(Supplied material)

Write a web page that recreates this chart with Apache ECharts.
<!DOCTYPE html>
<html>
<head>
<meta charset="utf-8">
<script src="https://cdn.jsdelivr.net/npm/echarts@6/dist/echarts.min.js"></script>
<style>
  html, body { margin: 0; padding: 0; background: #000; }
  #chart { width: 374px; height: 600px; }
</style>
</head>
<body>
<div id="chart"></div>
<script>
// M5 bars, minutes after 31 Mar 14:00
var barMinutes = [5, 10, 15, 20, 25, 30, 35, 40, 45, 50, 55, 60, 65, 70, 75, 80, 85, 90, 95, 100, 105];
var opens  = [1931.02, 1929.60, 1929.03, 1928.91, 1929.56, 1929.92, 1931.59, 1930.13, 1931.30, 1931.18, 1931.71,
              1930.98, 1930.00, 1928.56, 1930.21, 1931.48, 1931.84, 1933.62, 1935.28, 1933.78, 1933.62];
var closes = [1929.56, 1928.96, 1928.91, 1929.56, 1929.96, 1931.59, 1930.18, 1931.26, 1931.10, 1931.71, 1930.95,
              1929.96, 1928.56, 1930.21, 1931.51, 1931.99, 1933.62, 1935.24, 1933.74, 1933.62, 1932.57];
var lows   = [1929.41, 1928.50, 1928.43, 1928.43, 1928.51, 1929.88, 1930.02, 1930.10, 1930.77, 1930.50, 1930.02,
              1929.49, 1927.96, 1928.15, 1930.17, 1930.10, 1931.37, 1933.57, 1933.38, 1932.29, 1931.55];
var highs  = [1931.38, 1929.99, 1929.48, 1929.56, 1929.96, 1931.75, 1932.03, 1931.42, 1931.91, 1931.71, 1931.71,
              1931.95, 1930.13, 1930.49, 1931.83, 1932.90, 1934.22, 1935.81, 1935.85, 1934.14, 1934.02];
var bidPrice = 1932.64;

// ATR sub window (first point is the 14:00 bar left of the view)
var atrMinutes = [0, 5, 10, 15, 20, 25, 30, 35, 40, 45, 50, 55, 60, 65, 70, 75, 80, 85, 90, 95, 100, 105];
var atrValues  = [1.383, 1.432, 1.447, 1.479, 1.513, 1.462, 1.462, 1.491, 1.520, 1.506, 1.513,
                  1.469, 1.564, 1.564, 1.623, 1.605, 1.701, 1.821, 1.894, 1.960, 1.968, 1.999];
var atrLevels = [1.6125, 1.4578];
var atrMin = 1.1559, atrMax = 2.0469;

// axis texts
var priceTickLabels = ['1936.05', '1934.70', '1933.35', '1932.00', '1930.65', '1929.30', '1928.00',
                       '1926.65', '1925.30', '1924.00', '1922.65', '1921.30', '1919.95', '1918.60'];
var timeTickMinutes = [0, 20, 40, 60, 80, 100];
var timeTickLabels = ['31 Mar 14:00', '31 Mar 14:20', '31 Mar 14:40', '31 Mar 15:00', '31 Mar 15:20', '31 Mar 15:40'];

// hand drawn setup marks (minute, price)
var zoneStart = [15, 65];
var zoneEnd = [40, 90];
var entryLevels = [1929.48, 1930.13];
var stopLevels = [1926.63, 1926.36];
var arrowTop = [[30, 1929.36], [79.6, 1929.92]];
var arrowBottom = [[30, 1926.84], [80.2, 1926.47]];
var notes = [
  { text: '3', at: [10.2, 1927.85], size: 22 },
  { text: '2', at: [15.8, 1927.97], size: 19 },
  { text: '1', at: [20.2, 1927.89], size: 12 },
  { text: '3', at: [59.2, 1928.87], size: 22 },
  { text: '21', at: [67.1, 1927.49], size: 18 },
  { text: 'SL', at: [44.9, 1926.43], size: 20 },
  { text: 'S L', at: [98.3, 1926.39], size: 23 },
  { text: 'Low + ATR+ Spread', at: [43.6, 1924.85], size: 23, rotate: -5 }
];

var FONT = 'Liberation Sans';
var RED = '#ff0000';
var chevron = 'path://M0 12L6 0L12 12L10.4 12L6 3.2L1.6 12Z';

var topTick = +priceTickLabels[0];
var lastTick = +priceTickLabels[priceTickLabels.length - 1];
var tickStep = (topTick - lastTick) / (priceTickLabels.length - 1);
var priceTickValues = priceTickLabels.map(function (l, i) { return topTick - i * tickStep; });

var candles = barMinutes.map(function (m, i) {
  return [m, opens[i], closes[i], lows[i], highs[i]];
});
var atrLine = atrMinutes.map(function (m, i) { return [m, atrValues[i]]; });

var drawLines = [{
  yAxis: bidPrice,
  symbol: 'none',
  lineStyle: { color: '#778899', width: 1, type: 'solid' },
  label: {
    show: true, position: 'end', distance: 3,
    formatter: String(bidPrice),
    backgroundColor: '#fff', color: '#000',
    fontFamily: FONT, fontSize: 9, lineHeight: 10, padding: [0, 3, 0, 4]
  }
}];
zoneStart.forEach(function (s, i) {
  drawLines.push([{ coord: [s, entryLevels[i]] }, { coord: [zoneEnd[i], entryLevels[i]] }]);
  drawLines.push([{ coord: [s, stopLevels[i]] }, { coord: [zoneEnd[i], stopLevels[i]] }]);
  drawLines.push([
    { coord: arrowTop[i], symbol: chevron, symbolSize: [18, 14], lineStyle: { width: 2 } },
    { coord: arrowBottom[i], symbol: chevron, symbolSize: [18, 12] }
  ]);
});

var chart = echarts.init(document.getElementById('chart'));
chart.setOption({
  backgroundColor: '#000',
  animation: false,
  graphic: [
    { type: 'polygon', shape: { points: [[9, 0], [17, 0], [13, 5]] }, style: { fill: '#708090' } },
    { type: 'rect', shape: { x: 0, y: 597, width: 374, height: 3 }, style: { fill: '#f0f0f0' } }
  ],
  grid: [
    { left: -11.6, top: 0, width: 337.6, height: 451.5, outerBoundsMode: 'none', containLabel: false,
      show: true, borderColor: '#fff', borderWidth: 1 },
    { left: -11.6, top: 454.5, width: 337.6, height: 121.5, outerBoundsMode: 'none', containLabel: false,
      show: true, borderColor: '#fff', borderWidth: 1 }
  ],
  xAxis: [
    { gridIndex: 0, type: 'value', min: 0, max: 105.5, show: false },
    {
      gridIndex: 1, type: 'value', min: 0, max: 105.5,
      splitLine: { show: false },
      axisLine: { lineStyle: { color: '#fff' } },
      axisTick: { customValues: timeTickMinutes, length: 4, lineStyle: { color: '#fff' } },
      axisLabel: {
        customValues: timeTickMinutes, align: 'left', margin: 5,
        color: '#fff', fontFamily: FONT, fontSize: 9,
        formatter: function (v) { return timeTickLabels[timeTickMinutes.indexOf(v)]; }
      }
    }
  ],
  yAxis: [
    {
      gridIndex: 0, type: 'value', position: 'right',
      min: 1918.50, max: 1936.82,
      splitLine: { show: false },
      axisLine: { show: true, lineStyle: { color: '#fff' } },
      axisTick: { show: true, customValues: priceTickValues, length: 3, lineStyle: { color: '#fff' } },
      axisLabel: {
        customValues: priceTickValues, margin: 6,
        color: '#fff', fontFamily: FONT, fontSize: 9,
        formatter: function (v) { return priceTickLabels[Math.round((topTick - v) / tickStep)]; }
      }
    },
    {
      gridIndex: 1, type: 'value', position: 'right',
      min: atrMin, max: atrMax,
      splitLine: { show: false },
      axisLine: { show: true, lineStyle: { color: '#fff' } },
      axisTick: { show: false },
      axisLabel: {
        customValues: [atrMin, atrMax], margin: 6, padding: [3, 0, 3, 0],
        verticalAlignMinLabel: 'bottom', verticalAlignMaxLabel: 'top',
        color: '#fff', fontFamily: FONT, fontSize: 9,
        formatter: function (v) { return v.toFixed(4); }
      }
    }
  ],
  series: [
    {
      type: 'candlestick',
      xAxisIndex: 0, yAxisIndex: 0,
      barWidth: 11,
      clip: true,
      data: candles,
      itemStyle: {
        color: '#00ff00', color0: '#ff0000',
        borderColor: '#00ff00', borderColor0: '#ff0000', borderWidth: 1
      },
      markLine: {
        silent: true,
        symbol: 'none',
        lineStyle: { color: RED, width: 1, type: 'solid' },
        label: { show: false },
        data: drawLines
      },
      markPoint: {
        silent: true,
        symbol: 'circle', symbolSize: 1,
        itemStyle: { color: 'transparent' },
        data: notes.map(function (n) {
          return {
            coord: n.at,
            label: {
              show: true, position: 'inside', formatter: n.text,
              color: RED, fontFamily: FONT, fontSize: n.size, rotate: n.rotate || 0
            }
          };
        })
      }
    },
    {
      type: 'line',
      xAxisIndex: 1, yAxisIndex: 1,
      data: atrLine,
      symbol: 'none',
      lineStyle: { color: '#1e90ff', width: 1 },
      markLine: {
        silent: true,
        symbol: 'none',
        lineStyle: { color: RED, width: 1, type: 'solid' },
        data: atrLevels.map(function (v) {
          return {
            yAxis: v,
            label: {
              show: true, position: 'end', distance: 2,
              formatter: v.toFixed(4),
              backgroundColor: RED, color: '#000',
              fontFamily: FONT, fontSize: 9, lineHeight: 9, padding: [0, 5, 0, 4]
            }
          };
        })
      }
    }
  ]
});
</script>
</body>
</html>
...
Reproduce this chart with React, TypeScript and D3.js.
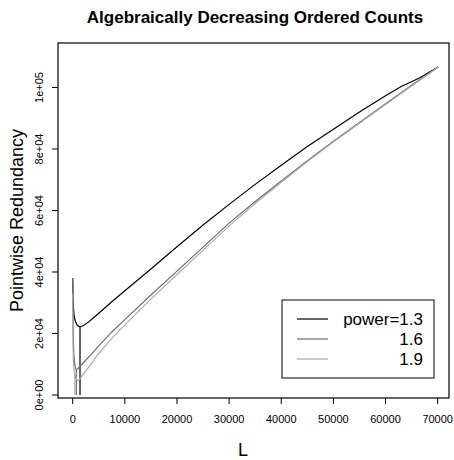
...
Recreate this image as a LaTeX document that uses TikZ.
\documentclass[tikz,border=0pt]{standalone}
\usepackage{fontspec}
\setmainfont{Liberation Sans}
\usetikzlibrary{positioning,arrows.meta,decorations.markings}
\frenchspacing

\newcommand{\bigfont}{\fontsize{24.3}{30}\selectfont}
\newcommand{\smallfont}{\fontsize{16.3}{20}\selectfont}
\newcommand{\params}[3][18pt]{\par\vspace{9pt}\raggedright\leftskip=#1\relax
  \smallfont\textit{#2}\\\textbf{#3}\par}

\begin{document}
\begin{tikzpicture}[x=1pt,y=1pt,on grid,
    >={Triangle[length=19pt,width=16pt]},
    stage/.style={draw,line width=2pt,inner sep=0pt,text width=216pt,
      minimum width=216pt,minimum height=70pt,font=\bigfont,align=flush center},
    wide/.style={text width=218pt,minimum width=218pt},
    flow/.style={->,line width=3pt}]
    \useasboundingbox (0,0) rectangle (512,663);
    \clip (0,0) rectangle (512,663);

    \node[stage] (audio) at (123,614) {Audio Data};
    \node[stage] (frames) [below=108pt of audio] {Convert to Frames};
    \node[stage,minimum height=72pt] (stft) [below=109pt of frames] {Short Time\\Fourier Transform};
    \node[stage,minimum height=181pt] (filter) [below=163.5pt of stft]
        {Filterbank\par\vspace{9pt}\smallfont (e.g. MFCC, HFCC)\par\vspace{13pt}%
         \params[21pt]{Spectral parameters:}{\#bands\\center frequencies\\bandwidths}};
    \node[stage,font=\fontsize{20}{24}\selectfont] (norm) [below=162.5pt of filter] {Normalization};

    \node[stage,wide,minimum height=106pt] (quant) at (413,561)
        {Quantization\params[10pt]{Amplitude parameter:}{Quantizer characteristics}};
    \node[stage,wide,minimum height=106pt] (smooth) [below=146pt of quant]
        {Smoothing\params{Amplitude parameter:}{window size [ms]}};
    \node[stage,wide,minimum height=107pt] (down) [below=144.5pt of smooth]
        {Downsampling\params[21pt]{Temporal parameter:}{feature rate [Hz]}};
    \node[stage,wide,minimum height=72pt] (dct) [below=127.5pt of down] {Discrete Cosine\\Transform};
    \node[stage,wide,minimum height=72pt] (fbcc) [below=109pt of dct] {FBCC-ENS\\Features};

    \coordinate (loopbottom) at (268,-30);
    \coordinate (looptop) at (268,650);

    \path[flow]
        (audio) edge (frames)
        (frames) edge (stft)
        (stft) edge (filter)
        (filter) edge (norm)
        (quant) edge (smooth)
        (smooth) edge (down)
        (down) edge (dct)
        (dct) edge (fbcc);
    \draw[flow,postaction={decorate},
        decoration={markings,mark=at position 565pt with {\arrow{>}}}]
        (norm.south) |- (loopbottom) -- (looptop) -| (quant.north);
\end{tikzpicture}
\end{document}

(Given request)
Copy out the lines in which the string "this" appears.

(Reply to the exercise)
Write a web page that recreates this chart with Apache ECharts.
Reproduce this chart with React, TypeScript and D3.js.
Recreate this image as a LaTeX document that uses TikZ.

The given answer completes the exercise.